Richard Deacon was born in Bangor, Wales in 1949. He studied at Somerset College of Art, Taunton in 1968, and Central Saint Martins College of Art and Design, London in 1970–73 then the Royal College of Art in 1974–77 where he gained an MA in Environmental Media. Richard now lives and works in London.
Solo exhibitions include Kunstmuseum Winterthur, Winterthur, Switzerland (2015); Tate Britain, London, United Kingdom (2014); Sprengel Museum, Hannover, Germany (2011); Musée de la Ville de Strasbourg, France (2010); Portland Art Museum, Oregon (2008); PS1 Contemporary Art Center, New York (2001); MACCSI, Caracas, Venezuela (1996); Whitechapel Art Gallery, London (1989) and Museum of Contemporary Art, Los Angeles (1988).

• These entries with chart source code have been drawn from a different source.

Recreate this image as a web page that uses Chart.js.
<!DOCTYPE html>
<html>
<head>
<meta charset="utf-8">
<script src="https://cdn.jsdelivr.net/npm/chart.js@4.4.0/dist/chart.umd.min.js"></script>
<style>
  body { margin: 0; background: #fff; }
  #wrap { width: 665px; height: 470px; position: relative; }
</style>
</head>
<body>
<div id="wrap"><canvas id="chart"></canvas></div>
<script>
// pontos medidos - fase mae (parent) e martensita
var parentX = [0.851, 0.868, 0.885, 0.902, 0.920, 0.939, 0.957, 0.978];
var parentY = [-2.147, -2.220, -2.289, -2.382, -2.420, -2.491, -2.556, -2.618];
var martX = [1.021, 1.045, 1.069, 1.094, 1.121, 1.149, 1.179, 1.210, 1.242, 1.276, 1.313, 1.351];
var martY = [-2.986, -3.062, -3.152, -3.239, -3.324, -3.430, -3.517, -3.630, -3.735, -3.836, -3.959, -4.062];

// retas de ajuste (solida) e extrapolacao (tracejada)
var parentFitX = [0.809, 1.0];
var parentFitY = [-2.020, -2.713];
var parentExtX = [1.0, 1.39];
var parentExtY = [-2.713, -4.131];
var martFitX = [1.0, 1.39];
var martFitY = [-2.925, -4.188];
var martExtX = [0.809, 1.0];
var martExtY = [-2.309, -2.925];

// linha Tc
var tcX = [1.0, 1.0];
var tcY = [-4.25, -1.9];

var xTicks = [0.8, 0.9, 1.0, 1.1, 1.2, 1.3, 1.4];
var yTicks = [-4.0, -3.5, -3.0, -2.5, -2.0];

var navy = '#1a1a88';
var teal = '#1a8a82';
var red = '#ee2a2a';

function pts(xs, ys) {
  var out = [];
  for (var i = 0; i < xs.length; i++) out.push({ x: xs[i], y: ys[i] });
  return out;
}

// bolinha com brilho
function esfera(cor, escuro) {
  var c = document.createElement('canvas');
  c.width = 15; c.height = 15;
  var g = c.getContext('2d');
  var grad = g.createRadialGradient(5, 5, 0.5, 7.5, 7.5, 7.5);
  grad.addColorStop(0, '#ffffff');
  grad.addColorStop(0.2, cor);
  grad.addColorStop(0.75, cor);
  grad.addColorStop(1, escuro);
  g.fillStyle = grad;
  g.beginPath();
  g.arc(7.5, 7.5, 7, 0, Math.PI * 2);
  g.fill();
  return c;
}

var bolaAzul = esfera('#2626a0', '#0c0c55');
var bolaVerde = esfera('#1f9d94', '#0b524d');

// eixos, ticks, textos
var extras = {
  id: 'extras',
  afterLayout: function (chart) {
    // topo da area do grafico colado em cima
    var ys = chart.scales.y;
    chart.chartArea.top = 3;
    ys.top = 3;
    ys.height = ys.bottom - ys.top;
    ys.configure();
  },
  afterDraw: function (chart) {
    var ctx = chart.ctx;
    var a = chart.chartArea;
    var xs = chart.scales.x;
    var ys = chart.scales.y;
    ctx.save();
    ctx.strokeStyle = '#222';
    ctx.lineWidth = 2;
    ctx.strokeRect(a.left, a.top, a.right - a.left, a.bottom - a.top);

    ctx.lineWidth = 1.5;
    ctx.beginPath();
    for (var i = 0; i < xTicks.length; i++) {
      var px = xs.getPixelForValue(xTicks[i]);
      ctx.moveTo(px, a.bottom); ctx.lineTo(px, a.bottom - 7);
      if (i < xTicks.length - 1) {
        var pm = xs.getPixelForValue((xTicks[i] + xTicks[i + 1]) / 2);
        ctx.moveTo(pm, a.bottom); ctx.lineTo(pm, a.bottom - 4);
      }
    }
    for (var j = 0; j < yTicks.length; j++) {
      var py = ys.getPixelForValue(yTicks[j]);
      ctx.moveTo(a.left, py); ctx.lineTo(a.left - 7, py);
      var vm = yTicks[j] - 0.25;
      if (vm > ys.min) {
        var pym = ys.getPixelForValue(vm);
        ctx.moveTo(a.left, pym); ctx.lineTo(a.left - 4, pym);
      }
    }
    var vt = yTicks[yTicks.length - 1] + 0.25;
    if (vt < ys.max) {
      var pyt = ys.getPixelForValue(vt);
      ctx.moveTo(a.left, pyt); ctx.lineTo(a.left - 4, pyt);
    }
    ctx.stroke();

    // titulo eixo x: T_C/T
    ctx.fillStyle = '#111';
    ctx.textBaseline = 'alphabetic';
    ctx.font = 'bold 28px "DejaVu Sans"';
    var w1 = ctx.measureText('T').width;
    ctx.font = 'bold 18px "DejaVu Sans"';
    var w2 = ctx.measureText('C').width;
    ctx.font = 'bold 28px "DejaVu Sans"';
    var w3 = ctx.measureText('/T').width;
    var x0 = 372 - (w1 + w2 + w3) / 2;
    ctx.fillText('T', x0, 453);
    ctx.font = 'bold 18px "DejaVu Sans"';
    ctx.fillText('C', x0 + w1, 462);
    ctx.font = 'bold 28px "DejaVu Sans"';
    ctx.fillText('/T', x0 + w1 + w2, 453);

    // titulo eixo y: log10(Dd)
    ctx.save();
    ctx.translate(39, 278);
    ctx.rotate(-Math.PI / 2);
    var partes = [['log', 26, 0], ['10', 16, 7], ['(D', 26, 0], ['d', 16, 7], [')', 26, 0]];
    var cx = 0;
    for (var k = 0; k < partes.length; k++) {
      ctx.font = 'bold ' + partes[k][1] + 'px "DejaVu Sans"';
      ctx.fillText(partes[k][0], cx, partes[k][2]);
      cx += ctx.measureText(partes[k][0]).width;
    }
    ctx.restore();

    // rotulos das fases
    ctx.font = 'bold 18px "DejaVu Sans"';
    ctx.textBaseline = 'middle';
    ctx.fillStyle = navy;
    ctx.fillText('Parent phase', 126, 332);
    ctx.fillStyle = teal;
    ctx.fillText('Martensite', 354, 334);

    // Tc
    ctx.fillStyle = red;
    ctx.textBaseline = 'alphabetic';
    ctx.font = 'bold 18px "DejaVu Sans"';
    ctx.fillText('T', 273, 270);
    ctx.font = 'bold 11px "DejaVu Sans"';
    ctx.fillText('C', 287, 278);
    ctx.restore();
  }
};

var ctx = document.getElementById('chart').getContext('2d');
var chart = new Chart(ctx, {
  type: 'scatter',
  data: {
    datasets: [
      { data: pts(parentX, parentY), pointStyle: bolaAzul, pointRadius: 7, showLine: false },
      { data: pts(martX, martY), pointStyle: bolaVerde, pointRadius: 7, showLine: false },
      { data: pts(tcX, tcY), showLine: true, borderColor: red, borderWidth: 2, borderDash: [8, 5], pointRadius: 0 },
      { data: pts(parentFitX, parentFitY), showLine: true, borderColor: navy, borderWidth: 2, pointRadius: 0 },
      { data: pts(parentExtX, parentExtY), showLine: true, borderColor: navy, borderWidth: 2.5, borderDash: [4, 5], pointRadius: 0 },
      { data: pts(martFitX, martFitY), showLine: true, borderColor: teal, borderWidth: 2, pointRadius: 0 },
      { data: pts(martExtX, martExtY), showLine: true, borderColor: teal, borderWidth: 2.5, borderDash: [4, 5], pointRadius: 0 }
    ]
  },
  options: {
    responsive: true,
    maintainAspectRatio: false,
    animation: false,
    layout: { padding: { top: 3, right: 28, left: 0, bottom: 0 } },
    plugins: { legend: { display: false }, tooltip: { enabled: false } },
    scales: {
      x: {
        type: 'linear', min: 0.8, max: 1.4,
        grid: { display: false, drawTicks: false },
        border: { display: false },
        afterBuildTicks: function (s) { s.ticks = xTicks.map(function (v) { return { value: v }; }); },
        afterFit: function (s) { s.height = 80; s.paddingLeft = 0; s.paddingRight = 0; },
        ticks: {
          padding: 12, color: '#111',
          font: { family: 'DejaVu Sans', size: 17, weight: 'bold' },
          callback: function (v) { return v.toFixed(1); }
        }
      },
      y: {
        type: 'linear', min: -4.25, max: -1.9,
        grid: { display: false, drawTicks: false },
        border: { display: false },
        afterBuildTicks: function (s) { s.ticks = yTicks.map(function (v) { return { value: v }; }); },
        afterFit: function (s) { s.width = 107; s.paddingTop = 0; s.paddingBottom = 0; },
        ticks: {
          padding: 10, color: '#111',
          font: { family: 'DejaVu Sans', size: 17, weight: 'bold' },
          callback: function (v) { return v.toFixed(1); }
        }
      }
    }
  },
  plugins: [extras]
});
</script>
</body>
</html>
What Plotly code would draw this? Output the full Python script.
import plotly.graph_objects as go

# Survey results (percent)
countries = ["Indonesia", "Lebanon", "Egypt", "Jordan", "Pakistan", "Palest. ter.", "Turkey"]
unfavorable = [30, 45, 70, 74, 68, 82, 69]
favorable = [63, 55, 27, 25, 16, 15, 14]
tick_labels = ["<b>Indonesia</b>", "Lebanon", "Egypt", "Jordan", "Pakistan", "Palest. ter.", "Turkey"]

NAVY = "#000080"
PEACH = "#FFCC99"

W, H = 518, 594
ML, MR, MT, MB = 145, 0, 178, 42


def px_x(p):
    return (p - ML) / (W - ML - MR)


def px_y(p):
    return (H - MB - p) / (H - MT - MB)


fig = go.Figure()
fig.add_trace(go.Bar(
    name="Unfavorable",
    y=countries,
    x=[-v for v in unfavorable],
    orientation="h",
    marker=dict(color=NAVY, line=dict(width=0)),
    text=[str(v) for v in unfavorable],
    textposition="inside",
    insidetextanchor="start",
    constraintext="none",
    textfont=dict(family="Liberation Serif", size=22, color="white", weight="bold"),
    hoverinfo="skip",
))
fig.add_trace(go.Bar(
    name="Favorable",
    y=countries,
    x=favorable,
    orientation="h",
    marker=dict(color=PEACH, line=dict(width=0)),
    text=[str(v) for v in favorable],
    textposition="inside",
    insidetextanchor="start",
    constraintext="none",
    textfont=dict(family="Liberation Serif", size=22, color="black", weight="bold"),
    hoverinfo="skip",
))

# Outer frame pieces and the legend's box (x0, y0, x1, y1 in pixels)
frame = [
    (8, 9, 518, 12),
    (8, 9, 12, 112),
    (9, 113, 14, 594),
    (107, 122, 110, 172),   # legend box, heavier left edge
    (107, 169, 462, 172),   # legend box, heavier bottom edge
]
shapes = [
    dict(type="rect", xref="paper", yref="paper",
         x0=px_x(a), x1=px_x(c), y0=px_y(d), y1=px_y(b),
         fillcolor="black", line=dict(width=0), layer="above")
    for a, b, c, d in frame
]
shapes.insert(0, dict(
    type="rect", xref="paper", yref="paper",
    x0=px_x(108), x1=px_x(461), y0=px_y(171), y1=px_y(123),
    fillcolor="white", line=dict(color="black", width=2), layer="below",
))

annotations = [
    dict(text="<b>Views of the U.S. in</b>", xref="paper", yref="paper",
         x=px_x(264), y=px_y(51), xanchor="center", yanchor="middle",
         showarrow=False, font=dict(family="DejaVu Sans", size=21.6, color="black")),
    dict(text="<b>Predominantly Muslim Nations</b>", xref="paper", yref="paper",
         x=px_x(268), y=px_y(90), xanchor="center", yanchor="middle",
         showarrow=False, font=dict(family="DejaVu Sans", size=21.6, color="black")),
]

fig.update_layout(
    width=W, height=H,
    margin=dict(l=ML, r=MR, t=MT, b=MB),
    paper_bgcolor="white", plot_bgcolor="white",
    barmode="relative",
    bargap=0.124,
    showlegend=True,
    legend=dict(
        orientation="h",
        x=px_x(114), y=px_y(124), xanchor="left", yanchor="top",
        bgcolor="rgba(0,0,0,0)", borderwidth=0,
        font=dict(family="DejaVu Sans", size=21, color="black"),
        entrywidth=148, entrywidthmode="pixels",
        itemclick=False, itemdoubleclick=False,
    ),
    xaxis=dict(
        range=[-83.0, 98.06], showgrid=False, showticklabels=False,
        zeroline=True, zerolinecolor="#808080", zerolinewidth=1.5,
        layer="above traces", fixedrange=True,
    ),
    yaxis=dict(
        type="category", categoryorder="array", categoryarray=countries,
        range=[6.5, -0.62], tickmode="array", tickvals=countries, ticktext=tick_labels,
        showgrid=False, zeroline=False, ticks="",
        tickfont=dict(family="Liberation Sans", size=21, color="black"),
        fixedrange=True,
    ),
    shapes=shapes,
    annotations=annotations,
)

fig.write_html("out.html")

He represented Wales at the Venice Biennale (2007) and has participated in the Venice Architecture Biennale (2012), the Glasgow International (2006) and documenta 9 (1992). He won the Turner Prize in 1987, the Robert Jakobsen Prize, Museum Wurth, Kunzelsau, Germany in 1995 and Documenta IX in 1992. He was awarded the Chevalier de l’Ordre des Arts et Lettres by the Ministry of Culture, France in 1996 and made a CBE in 1999.
Richard Deacon is one of Britain's most successful and influential sculptors. Working both on a domestic and a monumental scale, Richard Deacon combines the essence of human form with elements of engineering in his precisely made structures. Deacon's catalogue of materials is vast and diverse and has in the past included laminated wood, stainless steel, corrugated iron, polycarbonate, marble, clay, vinyl, foam and leather. He is known for his tenacious progression through materials and will rarely stick to the same material for a new work. Instead he changes material each time, which he sees as a way of beginning again each time and thus of finishing what had gone before. Deacon considers himself a 'fabricator', taking pride and delight in the manufacturing and engineering of the finished result. Often the process of the construction is exposed; metals are riveted together in sweeping shapes, screws protrude, remnants of glue remain and wood is bent and twisted into unlikely ribbons and smoothed to solid perfection in volumetric states. This exposure is a deliberate act to emphasise the sculptor behind the sculpture, raise questions about the distinction between art and craft and artistic labour. There is also a conscious narrative that permeates many of Richard Deacon's sculptures, contriving meaning through material that is reiterated and reinforced through his titling; 'Water Under the Bridge' (2008), 'No Stone Unturned' (1999).